Exercise brief ->
Copy all of the material exactly. Pictures are not to appear in the copy.
— Start Material supplied —
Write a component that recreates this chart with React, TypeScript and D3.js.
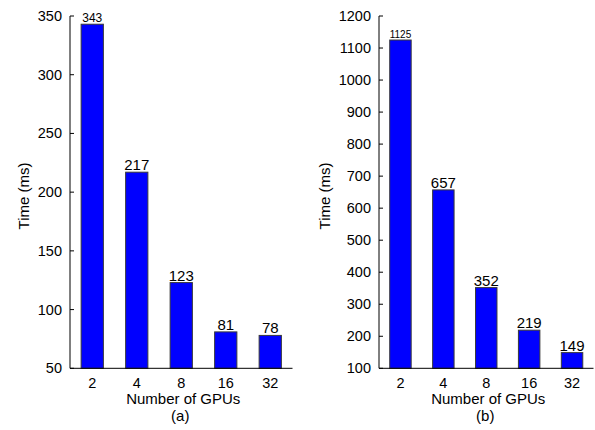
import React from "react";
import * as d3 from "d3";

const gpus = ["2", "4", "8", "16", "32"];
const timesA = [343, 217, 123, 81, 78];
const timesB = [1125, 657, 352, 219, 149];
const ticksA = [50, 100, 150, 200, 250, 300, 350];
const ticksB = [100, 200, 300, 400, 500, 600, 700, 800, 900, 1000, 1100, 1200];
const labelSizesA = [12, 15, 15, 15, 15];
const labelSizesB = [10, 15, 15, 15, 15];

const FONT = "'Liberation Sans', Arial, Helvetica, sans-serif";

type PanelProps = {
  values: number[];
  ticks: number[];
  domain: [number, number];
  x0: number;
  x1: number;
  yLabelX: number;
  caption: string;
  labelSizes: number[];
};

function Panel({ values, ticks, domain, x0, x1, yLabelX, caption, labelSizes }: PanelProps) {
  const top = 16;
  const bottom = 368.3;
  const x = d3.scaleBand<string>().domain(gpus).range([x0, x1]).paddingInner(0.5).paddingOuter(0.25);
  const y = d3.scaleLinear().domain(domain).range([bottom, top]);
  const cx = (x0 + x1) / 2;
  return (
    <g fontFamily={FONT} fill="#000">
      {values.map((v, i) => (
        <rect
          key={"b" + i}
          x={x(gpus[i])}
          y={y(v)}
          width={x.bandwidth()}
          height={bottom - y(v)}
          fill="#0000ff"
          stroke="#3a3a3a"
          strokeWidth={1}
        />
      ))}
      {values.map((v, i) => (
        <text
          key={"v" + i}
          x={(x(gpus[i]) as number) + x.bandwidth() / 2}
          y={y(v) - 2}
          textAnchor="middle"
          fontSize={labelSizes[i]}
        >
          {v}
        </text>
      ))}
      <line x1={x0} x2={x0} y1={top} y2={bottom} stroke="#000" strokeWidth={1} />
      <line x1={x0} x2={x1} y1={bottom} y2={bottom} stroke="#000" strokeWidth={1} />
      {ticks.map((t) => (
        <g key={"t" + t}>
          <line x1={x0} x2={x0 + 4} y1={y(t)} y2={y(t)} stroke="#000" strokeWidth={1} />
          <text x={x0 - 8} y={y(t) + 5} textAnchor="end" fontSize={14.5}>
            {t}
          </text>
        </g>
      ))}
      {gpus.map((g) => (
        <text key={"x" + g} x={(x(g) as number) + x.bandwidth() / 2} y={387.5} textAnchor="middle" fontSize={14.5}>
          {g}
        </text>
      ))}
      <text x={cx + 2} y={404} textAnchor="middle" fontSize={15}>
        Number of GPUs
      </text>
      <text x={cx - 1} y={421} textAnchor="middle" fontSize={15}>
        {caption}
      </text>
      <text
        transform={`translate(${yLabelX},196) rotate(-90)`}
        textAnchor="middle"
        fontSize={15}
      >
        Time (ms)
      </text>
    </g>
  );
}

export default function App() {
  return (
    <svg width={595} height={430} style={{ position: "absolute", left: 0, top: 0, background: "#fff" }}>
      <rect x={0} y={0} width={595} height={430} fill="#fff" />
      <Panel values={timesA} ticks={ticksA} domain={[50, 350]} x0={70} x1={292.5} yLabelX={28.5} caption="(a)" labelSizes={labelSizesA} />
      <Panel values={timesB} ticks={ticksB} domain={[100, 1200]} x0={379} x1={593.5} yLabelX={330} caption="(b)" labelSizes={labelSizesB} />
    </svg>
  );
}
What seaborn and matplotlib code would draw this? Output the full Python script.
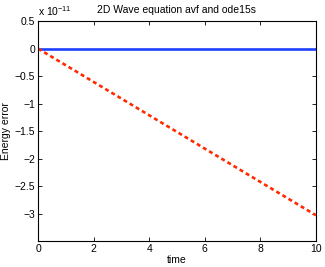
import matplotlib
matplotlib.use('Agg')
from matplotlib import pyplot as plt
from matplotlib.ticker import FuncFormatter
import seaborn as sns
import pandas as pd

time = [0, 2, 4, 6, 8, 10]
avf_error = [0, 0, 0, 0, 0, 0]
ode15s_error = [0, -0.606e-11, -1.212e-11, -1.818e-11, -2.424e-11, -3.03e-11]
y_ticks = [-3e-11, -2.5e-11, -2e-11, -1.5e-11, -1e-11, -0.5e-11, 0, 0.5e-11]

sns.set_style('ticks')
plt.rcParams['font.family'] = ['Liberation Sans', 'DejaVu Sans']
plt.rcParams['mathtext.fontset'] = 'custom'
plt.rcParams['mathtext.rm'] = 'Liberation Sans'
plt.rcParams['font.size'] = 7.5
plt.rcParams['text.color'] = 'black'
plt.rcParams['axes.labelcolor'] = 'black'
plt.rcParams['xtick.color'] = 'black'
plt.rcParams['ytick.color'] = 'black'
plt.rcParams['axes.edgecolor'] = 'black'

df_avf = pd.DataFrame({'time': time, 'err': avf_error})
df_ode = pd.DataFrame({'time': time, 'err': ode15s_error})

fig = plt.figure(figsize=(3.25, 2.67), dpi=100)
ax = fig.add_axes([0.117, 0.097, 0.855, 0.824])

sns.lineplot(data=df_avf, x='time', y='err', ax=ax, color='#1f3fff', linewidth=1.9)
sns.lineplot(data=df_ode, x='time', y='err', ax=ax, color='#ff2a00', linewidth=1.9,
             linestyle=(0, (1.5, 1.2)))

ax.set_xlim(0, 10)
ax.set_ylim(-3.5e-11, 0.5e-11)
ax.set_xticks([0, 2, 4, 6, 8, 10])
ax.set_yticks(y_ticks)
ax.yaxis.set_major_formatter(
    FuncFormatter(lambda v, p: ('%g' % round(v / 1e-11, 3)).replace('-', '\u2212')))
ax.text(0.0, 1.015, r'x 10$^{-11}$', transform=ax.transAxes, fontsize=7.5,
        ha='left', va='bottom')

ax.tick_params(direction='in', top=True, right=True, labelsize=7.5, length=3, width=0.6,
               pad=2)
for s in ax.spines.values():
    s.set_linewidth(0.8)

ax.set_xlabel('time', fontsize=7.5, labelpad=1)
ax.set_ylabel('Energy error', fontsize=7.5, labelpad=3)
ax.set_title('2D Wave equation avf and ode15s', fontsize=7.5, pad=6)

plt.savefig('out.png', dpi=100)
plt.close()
— End Material supplied —
Reply ->
Write a component that recreates this chart with React, TypeScript and D3.js.
import React from "react";
import * as d3 from "d3";

const gpus = ["2", "4", "8", "16", "32"];
const timesA = [343, 217, 123, 81, 78];
const timesB = [1125, 657, 352, 219, 149];
const ticksA = [50, 100, 150, 200, 250, 300, 350];
const ticksB = [100, 200, 300, 400, 500, 600, 700, 800, 900, 1000, 1100, 1200];
const labelSizesA = [12, 15, 15, 15, 15];
const labelSizesB = [10, 15, 15, 15, 15];

const FONT = "'Liberation Sans', Arial, Helvetica, sans-serif";

type PanelProps = {
  values: number[];
  ticks: number[];
  domain: [number, number];
  x0: number;
  x1: number;
  yLabelX: number;
  caption: string;
  labelSizes: number[];
};

function Panel({ values, ticks, domain, x0, x1, yLabelX, caption, labelSizes }: PanelProps) {
  const top = 16;
  const bottom = 368.3;
  const x = d3.scaleBand<string>().domain(gpus).range([x0, x1]).paddingInner(0.5).paddingOuter(0.25);
  const y = d3.scaleLinear().domain(domain).range([bottom, top]);
  const cx = (x0 + x1) / 2;
  return (
    <g fontFamily={FONT} fill="#000">
      {values.map((v, i) => (
        <rect
          key={"b" + i}
          x={x(gpus[i])}
          y={y(v)}
          width={x.bandwidth()}
          height={bottom - y(v)}
          fill="#0000ff"
          stroke="#3a3a3a"
          strokeWidth={1}
        />
      ))}
      {values.map((v, i) => (
        <text
          key={"v" + i}
          x={(x(gpus[i]) as number) + x.bandwidth() / 2}
          y={y(v) - 2}
          textAnchor="middle"
          fontSize={labelSizes[i]}
        >
          {v}
        </text>
      ))}
      <line x1={x0} x2={x0} y1={top} y2={bottom} stroke="#000" strokeWidth={1} />
      <line x1={x0} x2={x1} y1={bottom} y2={bottom} stroke="#000" strokeWidth={1} />
      {ticks.map((t) => (
        <g key={"t" + t}>
          <line x1={x0} x2={x0 + 4} y1={y(t)} y2={y(t)} stroke="#000" strokeWidth={1} />
          <text x={x0 - 8} y={y(t) + 5} textAnchor="end" fontSize={14.5}>
            {t}
          </text>
        </g>
      ))}
      {gpus.map((g) => (
        <text key={"x" + g} x={(x(g) as number) + x.bandwidth() / 2} y={387.5} textAnchor="middle" fontSize={14.5}>
          {g}
        </text>
      ))}
      <text x={cx + 2} y={404} textAnchor="middle" fontSize={15}>
        Number of GPUs
      </text>
      <text x={cx - 1} y={421} textAnchor="middle" fontSize={15}>
        {caption}
      </text>
      <text
        transform={`translate(${yLabelX},196) rotate(-90)`}
        textAnchor="middle"
        fontSize={15}
      >
        Time (ms)
      </text>
    </g>
  );
}

export default function App() {
  return (
    <svg width={595} height={430} style={{ position: "absolute", left: 0, top: 0, background: "#fff" }}>
      <rect x={0} y={0} width={595} height={430} fill="#fff" />
      <Panel values={timesA} ticks={ticksA} domain={[50, 350]} x0={70} x1={292.5} yLabelX={28.5} caption="(a)" labelSizes={labelSizesA} />
      <Panel values={timesB} ticks={ticksB} domain={[100, 1200]} x0={379} x1={593.5} yLabelX={330} caption="(b)" labelSizes={labelSizesB} />
    </svg>
  );
}
What seaborn and matplotlib code would draw this? Output the full Python script.
import matplotlib
matplotlib.use('Agg')
from matplotlib import pyplot as plt
from matplotlib.ticker import FuncFormatter
import seaborn as sns
import pandas as pd

time = [0, 2, 4, 6, 8, 10]
avf_error = [0, 0, 0, 0, 0, 0]
ode15s_error = [0, -0.606e-11, -1.212e-11, -1.818e-11, -2.424e-11, -3.03e-11]
y_ticks = [-3e-11, -2.5e-11, -2e-11, -1.5e-11, -1e-11, -0.5e-11, 0, 0.5e-11]

sns.set_style('ticks')
plt.rcParams['font.family'] = ['Liberation Sans', 'DejaVu Sans']
plt.rcParams['mathtext.fontset'] = 'custom'
plt.rcParams['mathtext.rm'] = 'Liberation Sans'
plt.rcParams['font.size'] = 7.5
plt.rcParams['text.color'] = 'black'
plt.rcParams['axes.labelcolor'] = 'black'
plt.rcParams['xtick.color'] = 'black'
plt.rcParams['ytick.color'] = 'black'
plt.rcParams['axes.edgecolor'] = 'black'

df_avf = pd.DataFrame({'time': time, 'err': avf_error})
df_ode = pd.DataFrame({'time': time, 'err': ode15s_error})

fig = plt.figure(figsize=(3.25, 2.67), dpi=100)
ax = fig.add_axes([0.117, 0.097, 0.855, 0.824])

sns.lineplot(data=df_avf, x='time', y='err', ax=ax, color='#1f3fff', linewidth=1.9)
sns.lineplot(data=df_ode, x='time', y='err', ax=ax, color='#ff2a00', linewidth=1.9,
             linestyle=(0, (1.5, 1.2)))

ax.set_xlim(0, 10)
ax.set_ylim(-3.5e-11, 0.5e-11)
ax.set_xticks([0, 2, 4, 6, 8, 10])
ax.set_yticks(y_ticks)
ax.yaxis.set_major_formatter(
    FuncFormatter(lambda v, p: ('%g' % round(v / 1e-11, 3)).replace('-', '\u2212')))
ax.text(0.0, 1.015, r'x 10$^{-11}$', transform=ax.transAxes, fontsize=7.5,
        ha='left', va='bottom')

ax.tick_params(direction='in', top=True, right=True, labelsize=7.5, length=3, width=0.6,
               pad=2)
for s in ax.spines.values():
    s.set_linewidth(0.8)

ax.set_xlabel('time', fontsize=7.5, labelpad=1)
ax.set_ylabel('Energy error', fontsize=7.5, labelpad=3)
ax.set_title('2D Wave equation avf and ode15s', fontsize=7.5, pad=6)

plt.savefig('out.png', dpi=100)
plt.close()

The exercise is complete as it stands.